Requirements
Check every line below for the string "chart", and copy the lines that contain it.

Data section
>> begin

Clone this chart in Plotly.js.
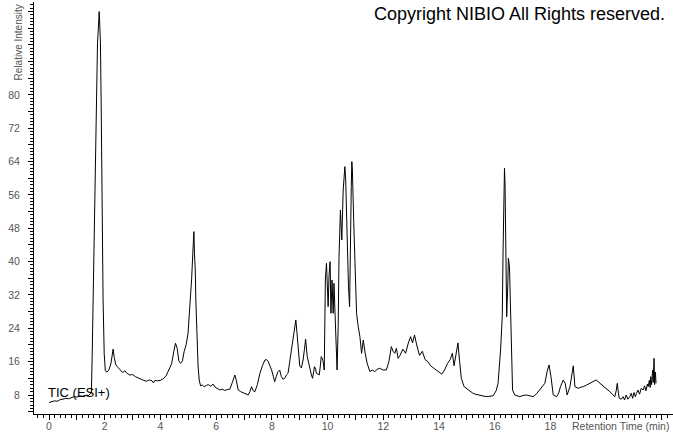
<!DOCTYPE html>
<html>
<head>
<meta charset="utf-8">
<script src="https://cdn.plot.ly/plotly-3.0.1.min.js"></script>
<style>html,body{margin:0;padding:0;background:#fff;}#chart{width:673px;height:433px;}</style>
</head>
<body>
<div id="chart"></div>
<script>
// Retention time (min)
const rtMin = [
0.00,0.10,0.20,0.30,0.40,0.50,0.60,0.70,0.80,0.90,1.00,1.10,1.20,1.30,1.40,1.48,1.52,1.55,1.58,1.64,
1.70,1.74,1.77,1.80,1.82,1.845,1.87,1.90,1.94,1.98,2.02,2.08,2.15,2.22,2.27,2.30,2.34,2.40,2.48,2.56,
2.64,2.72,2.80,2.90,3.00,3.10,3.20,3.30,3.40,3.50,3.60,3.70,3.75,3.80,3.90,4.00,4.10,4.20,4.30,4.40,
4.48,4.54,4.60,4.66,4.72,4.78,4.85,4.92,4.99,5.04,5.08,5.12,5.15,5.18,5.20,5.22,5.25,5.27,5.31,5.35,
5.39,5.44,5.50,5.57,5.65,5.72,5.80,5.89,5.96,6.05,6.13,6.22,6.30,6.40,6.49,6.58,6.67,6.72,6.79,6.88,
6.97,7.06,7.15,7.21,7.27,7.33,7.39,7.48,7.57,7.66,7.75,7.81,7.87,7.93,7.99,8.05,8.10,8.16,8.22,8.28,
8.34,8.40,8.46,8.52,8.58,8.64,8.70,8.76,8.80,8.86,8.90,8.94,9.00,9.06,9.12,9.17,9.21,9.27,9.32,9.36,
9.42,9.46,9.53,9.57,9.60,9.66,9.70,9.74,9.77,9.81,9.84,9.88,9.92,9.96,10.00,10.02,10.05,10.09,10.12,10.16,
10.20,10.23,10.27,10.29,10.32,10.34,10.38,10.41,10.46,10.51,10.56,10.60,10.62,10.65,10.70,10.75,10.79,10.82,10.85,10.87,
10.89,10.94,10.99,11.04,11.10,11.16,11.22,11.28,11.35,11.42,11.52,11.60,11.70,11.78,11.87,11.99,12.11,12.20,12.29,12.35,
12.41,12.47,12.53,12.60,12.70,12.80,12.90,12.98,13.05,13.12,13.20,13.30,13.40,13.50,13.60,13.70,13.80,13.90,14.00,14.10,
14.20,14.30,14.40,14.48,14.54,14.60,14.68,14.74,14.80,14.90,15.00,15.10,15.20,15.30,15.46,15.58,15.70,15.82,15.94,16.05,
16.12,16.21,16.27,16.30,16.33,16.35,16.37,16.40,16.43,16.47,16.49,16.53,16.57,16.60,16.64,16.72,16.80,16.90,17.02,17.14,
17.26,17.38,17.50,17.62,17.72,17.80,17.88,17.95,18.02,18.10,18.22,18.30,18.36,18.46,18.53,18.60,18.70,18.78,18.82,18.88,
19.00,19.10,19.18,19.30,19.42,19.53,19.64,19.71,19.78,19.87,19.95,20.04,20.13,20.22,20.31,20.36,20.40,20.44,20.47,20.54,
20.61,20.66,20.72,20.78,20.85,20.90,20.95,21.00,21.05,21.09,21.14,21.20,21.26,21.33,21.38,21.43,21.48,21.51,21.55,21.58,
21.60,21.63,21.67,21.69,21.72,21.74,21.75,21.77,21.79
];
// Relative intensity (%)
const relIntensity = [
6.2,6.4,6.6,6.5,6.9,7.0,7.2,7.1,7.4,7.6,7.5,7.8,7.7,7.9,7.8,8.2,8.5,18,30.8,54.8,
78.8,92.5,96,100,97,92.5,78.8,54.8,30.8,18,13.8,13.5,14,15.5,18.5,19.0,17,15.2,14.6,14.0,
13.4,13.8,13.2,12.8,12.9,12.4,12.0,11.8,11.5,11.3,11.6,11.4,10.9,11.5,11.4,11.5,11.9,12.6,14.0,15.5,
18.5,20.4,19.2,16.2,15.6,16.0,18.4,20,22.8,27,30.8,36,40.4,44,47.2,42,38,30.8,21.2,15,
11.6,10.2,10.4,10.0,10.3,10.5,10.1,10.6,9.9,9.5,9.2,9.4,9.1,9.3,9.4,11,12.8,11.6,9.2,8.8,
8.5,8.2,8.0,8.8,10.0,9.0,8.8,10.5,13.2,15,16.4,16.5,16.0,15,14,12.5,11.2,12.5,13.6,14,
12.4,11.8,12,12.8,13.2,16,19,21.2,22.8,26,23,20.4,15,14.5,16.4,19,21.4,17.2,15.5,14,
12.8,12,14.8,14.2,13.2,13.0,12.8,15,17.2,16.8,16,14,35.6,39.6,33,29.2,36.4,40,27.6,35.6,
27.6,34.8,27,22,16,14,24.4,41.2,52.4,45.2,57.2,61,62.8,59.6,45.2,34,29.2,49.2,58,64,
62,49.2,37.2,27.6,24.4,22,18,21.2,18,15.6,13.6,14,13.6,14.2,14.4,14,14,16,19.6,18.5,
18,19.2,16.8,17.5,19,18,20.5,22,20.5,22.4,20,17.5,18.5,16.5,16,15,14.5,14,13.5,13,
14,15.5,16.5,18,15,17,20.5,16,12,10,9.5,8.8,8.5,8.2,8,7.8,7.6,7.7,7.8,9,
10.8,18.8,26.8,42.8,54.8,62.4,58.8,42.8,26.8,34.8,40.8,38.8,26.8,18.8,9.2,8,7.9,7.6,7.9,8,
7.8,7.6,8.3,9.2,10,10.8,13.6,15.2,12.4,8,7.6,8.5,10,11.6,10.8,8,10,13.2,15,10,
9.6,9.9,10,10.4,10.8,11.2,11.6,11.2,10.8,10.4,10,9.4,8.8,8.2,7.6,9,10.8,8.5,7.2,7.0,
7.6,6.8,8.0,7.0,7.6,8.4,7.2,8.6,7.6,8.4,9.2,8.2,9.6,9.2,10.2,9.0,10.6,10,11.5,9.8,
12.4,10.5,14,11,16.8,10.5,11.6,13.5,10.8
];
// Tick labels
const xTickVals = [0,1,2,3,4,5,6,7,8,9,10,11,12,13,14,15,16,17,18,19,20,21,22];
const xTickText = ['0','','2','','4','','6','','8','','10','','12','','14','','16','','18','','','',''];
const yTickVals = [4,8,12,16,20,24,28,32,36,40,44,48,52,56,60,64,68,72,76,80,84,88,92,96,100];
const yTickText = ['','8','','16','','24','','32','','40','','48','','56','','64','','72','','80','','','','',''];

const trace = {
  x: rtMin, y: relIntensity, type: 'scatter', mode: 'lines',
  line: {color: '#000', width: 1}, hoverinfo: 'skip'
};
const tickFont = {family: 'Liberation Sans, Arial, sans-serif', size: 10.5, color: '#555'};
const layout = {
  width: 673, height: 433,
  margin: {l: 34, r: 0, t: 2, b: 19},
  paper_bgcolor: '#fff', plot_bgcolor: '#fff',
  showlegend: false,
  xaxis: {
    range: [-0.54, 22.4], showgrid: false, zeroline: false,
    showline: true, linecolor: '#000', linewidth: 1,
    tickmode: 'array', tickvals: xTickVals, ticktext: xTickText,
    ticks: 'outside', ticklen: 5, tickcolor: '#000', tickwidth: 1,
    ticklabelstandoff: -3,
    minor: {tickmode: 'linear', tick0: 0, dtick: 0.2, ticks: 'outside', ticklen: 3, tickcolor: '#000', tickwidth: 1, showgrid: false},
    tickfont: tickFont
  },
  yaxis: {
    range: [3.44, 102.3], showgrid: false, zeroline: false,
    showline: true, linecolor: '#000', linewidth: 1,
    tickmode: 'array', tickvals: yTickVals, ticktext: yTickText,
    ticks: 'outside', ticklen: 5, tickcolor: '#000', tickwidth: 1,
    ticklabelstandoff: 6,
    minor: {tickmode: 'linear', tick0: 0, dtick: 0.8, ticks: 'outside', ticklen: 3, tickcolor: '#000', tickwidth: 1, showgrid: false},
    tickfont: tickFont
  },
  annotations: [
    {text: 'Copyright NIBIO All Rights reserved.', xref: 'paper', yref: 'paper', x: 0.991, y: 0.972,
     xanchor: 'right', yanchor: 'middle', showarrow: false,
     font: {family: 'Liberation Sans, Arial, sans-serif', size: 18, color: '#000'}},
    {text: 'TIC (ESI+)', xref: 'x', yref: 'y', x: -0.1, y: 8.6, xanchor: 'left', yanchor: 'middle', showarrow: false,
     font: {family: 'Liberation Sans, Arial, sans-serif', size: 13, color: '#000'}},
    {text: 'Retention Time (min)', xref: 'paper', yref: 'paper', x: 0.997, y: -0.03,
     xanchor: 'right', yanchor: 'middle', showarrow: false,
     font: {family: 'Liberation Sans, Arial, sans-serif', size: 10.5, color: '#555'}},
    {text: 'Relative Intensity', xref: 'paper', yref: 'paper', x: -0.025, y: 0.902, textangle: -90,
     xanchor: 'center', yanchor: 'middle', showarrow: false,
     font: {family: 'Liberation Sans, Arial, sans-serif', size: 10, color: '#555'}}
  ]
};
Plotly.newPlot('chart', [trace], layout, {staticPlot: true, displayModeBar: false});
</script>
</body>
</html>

>> end

Final answer
Clone this chart in Plotly.js.
<style>html,body{margin:0;padding:0;background:#fff;}#chart{width:673px;height:433px;}</style>
<div id="chart"></div>
Plotly.newPlot('chart', [trace], layout, {staticPlot: true, displayModeBar: false});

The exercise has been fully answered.